Select the tree description (start selecting at the first left parenthesis and include the semicolon at the end, but leave out the "tree PAUP_1 = " part). Once it is selected, press either Ctrl-C or Ctrl-Ins to copy it to the clipboard.

Now paste the tree description into your r8s.tre document and save the file.

Because we provided a name for this file that ends in ".tre", TreeView will recognize it as a tree file and TreeView will start automatically when the file is double-clicked. Do that now.

When TreeView opens, you should see the tree in cladogram view. To see divergence times appropriately scaled, choose Tree > Phylogram from TreeView's main menu. Note that the tree is ultrametric (the length of a path from an ancestor to any descendant is the same value). The scale bar at the bottom left is calibrated in millions of years.

Choosing Tree > Show internal edge labels will reveal internal nodes that were given labels. Each of these corresponds to one mrca command.

Note that you can use Ctrl-C to copy a tree from TreeView in a form that can be pasted into a graphics program such as Microsoft Powerpoint, Adobe Illustrator, or Microsoft Word. You can also print directly from TreeView, but the results are less than spectacular. I usually paste it into Illustrator and clean it up a bit before printing or saving it as a PDF file.

Using FigTree to visualize/print/copy trees

A recent entry into the field of phylogenetic tree viewers is a program called FigTree, by Andrew Rambaut (who has also authored or co-authored a host of other very nice software applications for phylogenetics, including Beast, Tracer and Seq-Gen). FigTree is not installed on your PC, so you will have to do that first.

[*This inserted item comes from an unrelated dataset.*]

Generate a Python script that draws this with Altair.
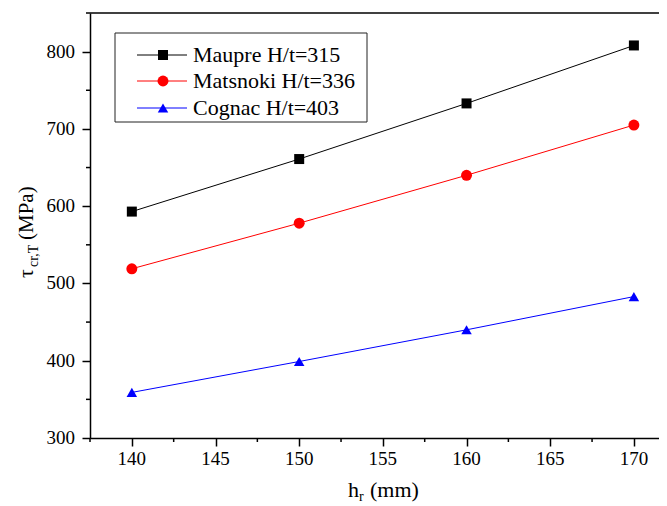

Downloading and installing FigTree

  1. Click the Download button labeled "Windows executable version" on the right side of the FigTree web page.
  2. Save the zip file to your desktop. Note that the zip file looks like a folder, but the zipper in the icon tells you that it is actually a compress zip archive. Don't try to dive into this apparent folder; extract the files therein first (next step).
  3. Extract the files by right-clicking on the name of the zip file (FigTree on your desktop. This should create a FigTree v1.0 folder.

Running FigTree

I will assume you still have your r8s.tre file from the previous (TreeView) section. If not, go back to that section and re-create it.

Start FigTree by going into the FigTree v1.0 folder twice (there is another FigTree v1.0 folder inside the one on your desktop). Inside the inner folder, you should find the FigTree v1.0.exe file. Double-click this to start FigTree, then choose your r8s.tre file when asked for a tree file to open.

After a pause (which may be a long one depending on the computer you are using), FigTree will open its main window and show you the tree.

Increasing size of taxon labels

You will notice that the taxon names are very small. You can fix that by expanding the Tip Labels section in the left panel and increasing the font size.

Showing divergence times

Now click the checkbox beside Node Labels, then expand that panel. Increase the font size to 12 and decrease the Sig. digits to 2.

Increasing line thickness

You might also want to increase the thickness of the lines making up the tree. You can do this by expanding the Appearance panel, then increasing Line Width.

Saving tree as a PDF file

Now you can create a PDF file by either clicking Ctrl-E or choosing File > Export PDF... from the main menu of FigTree. Be sure to add the .pdf extension on the file name you choose, otherwise Adobe Acrobat Reader will not recognize it as a PDF file.

Feel free to play with all the other gadgets available to you in FigTree.